Return the entries below in their exact form, leaving the pictures out.

*Records with drawing code*.

+---+

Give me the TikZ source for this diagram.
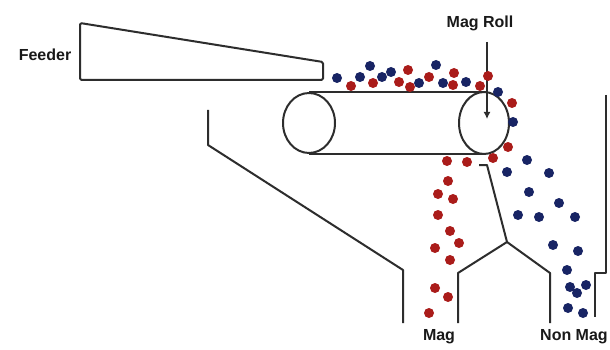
\documentclass[tikz,border=0pt]{standalone}
\usepackage{fontspec}
\setmainfont{Liberation Sans}
\usetikzlibrary{arrows.meta}
\definecolor{linegray}{RGB}{45,45,45}
\definecolor{magred}{RGB}{170,28,26}
\definecolor{nonmagblue}{RGB}{24,36,100}
\tikzset{
  part/.style={draw=linegray, line width=2pt, line join=round},
  label/.style={font=\bfseries\fontsize{16}{18}\selectfont, text=black!90, inner sep=0pt},
  reddot/.style={fill=magred},
  bluedot/.style={fill=nonmagblue}
}
\begin{document}
\begin{tikzpicture}[x=1pt, y=-1pt]
  \fill[white] (0,0) rectangle (610,350);
  \useasboundingbox (0,0) rectangle (610,350);

  % vibratory feeder tray
  \draw[part, rounded corners=1.5pt] (80,23) -- (80,80) -- (323,80) -- (323,62) -- cycle;
  \node[label] (feeder) at (45,55) {Feeder};

  % belt conveyor with idler and magnetic head roll
  \draw[part] (309,123) ellipse[x radius=26pt, y radius=30pt];
  \draw[part] (484,123) ellipse[x radius=25pt, y radius=31pt];
  \draw[part] (309,92) -- (484,92);
  \draw[part] (309,154) -- (484,154);

  % label pointing to the roll axis
  \node[label] (magroll) at (480,23) {Mag Roll};
  \coordinate (rollaxis) at (487,119);
  \draw[linegray, line width=2pt, -{Latex[length=7pt,width=7pt]}] (487,42) -- (rollaxis);

  % left guide chute
  \draw[part] (208,110) -- (208,145) -- (403,270) -- (403,323);

  % splitter between the two product streams
  \draw[part] (479,165) -- (487,165) -- (507,242);
  \draw[part] (458,323) -- (458,273) -- (507,242) -- (550,273) -- (550,323);

  % right housing wall
  \draw[part] (606,95) -- (606,273) -- (595,273) -- (595,317);

  % magnetic particles
  \foreach \p in {(351,86),(373,83),(399,82),(408,70),(410,87),(429,77),(454,73),
                  (453,85),(480,86),(488,76),(512,103),(508,147),(493,158),(467,162),
                  (447,161),(448,181),(438,194),(453,199),(438,215),(450,231),(459,243),
                  (435,248),(450,260),(435,288),(448,297),(429,313)}
    \fill[reddot] \p circle[radius=5pt];

  % non-magnetic particles
  \foreach \p in {(337,78),(360,77),(370,66),(382,77),(391,72),(419,83),(436,65),
                  (443,83),(466,82),(498,92),(513,122),(507,172),(527,160),(549,173),
                  (529,192),(559,203),(518,215),(539,217),(575,217),(553,245),(578,251),
                  (567,270),(570,287),(586,285),(577,293),(568,308),(583,313)}
    \fill[bluedot] \p circle[radius=5pt];

  % discharge labels
  \node[label] (mag) at (439,337) {Mag};
  \node[label, anchor=west] (nonmag) at (540,337) {Non Mag};
\end{tikzpicture}
\end{document}
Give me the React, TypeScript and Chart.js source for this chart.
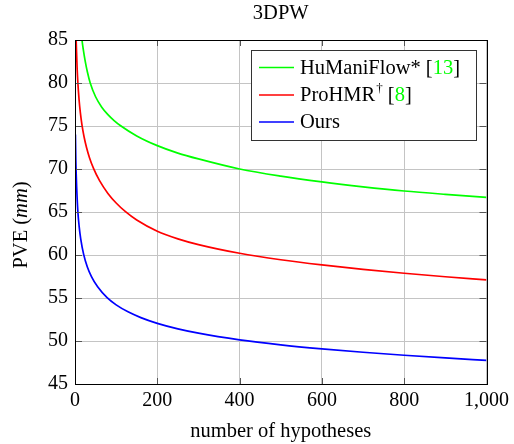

+---+

*Complete answer*.
Give me the TikZ source for this diagram.
\documentclass[tikz,border=0pt]{standalone}
\usepackage{fontspec}
\setmainfont{Liberation Sans}
\usetikzlibrary{arrows.meta}
\definecolor{linegray}{RGB}{45,45,45}
\definecolor{magred}{RGB}{170,28,26}
\definecolor{nonmagblue}{RGB}{24,36,100}
\tikzset{
  part/.style={draw=linegray, line width=2pt, line join=round},
  label/.style={font=\bfseries\fontsize{16}{18}\selectfont, text=black!90, inner sep=0pt},
  reddot/.style={fill=magred},
  bluedot/.style={fill=nonmagblue}
}
\begin{document}
\begin{tikzpicture}[x=1pt, y=-1pt]
  \fill[white] (0,0) rectangle (610,350);
  \useasboundingbox (0,0) rectangle (610,350);

  % vibratory feeder tray
  \draw[part, rounded corners=1.5pt] (80,23) -- (80,80) -- (323,80) -- (323,62) -- cycle;
  \node[label] (feeder) at (45,55) {Feeder};

  % belt conveyor with idler and magnetic head roll
  \draw[part] (309,123) ellipse[x radius=26pt, y radius=30pt];
  \draw[part] (484,123) ellipse[x radius=25pt, y radius=31pt];
  \draw[part] (309,92) -- (484,92);
  \draw[part] (309,154) -- (484,154);

  % label pointing to the roll axis
  \node[label] (magroll) at (480,23) {Mag Roll};
  \coordinate (rollaxis) at (487,119);
  \draw[linegray, line width=2pt, -{Latex[length=7pt,width=7pt]}] (487,42) -- (rollaxis);

  % left guide chute
  \draw[part] (208,110) -- (208,145) -- (403,270) -- (403,323);

  % splitter between the two product streams
  \draw[part] (479,165) -- (487,165) -- (507,242);
  \draw[part] (458,323) -- (458,273) -- (507,242) -- (550,273) -- (550,323);

  % right housing wall
  \draw[part] (606,95) -- (606,273) -- (595,273) -- (595,317);

  % magnetic particles
  \foreach \p in {(351,86),(373,83),(399,82),(408,70),(410,87),(429,77),(454,73),
                  (453,85),(480,86),(488,76),(512,103),(508,147),(493,158),(467,162),
                  (447,161),(448,181),(438,194),(453,199),(438,215),(450,231),(459,243),
                  (435,248),(450,260),(435,288),(448,297),(429,313)}
    \fill[reddot] \p circle[radius=5pt];

  % non-magnetic particles
  \foreach \p in {(337,78),(360,77),(370,66),(382,77),(391,72),(419,83),(436,65),
                  (443,83),(466,82),(498,92),(513,122),(507,172),(527,160),(549,173),
                  (529,192),(559,203),(518,215),(539,217),(575,217),(553,245),(578,251),
                  (567,270),(570,287),(586,285),(577,293),(568,308),(583,313)}
    \fill[bluedot] \p circle[radius=5pt];

  % discharge labels
  \node[label] (mag) at (439,337) {Mag};
  \node[label, anchor=west] (nonmag) at (540,337) {Non Mag};
\end{tikzpicture}
\end{document}
Give me the React, TypeScript and Chart.js source for this chart.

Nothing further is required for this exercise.